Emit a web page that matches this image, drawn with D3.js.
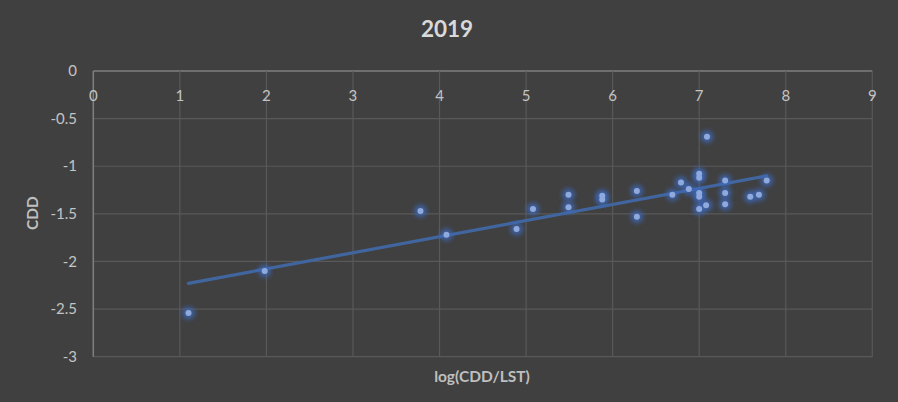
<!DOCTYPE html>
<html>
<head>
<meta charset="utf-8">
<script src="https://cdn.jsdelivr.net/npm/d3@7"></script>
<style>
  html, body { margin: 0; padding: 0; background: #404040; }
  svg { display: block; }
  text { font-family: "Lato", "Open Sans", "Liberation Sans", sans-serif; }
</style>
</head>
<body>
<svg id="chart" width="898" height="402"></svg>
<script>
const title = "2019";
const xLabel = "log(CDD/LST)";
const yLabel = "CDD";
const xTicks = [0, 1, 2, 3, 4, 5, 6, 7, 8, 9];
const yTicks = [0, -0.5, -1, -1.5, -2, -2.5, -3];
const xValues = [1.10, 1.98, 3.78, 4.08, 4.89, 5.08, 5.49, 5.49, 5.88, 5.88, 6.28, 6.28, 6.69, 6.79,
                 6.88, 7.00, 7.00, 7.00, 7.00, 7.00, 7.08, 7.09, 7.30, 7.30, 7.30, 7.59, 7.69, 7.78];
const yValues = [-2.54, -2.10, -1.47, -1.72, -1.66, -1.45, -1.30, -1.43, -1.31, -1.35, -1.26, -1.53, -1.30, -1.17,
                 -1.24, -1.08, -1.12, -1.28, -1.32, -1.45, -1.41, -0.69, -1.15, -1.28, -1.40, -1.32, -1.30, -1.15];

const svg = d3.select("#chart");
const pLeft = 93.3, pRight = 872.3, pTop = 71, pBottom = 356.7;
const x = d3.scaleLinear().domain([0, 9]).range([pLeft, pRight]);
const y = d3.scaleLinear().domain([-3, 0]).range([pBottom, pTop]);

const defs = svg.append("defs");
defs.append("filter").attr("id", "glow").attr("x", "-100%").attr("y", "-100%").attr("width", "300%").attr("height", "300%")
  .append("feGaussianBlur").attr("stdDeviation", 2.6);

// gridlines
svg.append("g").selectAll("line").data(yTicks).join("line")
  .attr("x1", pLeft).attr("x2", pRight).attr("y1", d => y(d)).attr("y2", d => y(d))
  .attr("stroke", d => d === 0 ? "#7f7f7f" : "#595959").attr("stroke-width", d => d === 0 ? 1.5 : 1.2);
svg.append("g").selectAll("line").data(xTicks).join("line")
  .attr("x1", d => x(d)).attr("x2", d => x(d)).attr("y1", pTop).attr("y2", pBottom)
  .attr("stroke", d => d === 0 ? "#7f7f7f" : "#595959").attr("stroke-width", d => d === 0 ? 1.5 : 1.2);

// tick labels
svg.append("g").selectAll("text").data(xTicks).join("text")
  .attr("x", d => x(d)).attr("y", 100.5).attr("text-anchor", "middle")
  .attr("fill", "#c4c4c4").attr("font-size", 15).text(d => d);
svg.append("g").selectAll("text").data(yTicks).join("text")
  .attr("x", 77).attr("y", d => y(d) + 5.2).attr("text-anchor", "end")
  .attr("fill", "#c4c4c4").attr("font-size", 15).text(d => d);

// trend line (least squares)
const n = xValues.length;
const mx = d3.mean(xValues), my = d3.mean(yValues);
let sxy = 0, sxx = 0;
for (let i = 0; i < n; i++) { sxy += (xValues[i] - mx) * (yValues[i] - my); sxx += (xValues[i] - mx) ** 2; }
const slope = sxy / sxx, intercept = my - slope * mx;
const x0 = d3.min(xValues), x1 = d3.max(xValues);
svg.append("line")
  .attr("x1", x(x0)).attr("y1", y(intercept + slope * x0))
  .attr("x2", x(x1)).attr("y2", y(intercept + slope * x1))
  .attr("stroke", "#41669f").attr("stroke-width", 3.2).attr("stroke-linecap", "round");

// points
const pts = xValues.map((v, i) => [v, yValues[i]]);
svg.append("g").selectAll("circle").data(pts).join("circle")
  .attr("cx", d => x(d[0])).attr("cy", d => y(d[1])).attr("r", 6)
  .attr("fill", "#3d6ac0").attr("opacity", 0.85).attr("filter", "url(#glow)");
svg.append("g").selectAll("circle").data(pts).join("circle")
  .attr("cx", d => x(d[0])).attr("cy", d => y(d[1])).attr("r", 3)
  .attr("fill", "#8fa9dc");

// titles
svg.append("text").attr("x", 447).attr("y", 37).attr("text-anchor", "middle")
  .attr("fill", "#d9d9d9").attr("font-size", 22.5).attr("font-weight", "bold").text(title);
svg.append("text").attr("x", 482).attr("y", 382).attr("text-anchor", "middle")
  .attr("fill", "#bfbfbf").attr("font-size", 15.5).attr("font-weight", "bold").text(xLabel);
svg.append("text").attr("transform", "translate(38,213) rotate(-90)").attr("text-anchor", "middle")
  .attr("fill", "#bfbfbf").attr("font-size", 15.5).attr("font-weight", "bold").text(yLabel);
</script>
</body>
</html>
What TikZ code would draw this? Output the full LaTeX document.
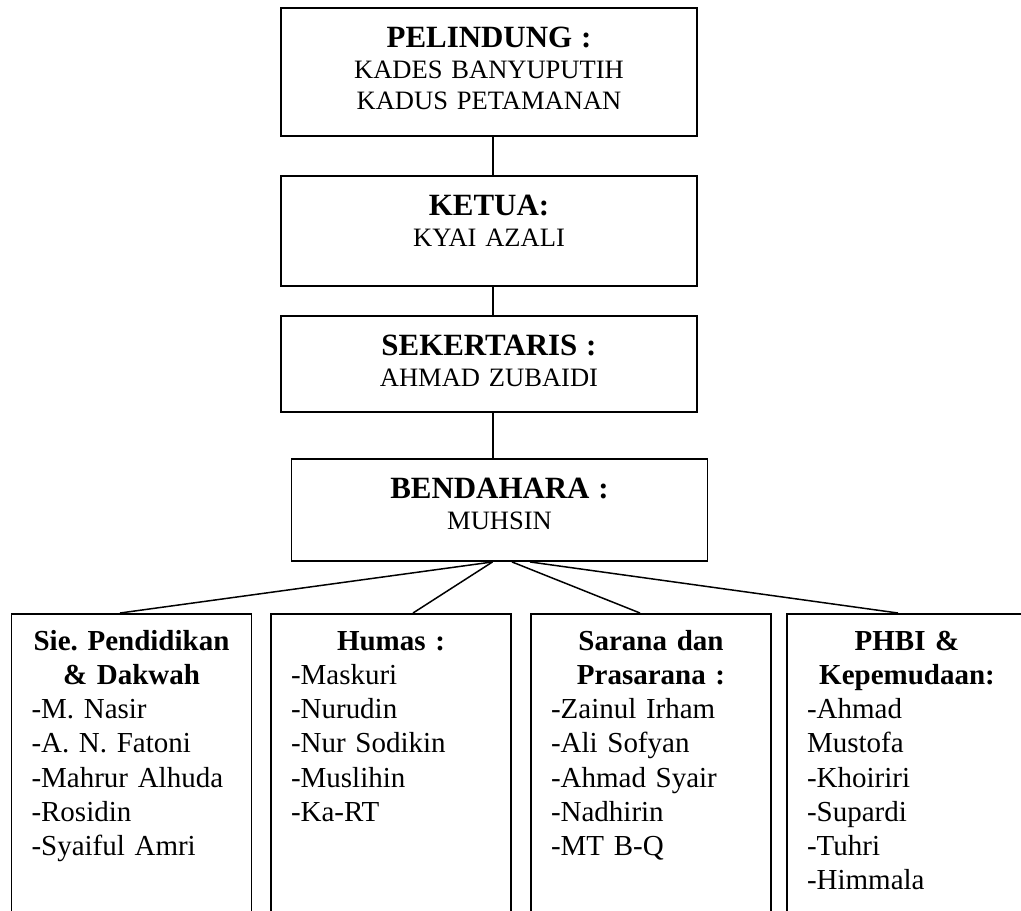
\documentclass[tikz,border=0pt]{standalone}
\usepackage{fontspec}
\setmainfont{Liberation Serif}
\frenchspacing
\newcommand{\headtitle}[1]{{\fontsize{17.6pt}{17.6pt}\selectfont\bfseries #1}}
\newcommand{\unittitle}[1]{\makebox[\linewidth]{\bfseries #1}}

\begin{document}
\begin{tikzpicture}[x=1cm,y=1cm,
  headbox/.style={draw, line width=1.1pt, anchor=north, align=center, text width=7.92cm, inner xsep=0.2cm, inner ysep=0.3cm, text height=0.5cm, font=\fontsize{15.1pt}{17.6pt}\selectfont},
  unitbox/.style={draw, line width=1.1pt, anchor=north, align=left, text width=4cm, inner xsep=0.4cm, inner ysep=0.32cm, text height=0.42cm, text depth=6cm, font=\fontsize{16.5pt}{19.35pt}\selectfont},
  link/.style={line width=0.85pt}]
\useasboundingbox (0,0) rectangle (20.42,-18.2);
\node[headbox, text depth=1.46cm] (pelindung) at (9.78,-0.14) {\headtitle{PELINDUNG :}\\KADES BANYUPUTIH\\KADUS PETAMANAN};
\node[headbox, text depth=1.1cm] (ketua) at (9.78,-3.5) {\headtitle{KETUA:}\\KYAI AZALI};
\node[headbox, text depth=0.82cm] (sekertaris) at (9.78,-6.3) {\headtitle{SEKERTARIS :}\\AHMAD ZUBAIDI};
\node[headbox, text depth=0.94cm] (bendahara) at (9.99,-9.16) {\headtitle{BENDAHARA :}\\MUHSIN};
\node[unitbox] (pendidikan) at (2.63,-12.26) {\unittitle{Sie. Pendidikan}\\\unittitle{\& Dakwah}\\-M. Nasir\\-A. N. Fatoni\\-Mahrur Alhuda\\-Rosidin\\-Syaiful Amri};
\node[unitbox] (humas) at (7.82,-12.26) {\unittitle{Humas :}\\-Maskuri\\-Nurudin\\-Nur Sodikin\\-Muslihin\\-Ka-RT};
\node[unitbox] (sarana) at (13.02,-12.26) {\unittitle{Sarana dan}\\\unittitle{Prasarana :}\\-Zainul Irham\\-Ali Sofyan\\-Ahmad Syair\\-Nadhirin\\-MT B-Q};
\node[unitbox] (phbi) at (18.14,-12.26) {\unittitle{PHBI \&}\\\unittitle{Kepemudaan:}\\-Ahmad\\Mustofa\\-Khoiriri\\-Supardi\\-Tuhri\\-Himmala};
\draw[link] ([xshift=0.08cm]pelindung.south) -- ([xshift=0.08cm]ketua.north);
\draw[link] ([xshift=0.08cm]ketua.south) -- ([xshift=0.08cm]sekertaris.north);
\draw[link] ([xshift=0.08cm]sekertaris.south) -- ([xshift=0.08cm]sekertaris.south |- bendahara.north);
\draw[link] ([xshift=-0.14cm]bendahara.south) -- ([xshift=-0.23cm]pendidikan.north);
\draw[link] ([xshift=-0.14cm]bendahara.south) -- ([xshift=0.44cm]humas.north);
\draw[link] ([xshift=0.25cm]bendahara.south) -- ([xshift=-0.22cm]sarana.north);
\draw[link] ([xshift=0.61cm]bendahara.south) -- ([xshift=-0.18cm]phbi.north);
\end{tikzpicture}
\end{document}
* * * *
Out of the material above, gather each line where "this" appears.

Emit a web page that matches this image, drawn with D3.js.
What TikZ code would draw this? Output the full LaTeX document.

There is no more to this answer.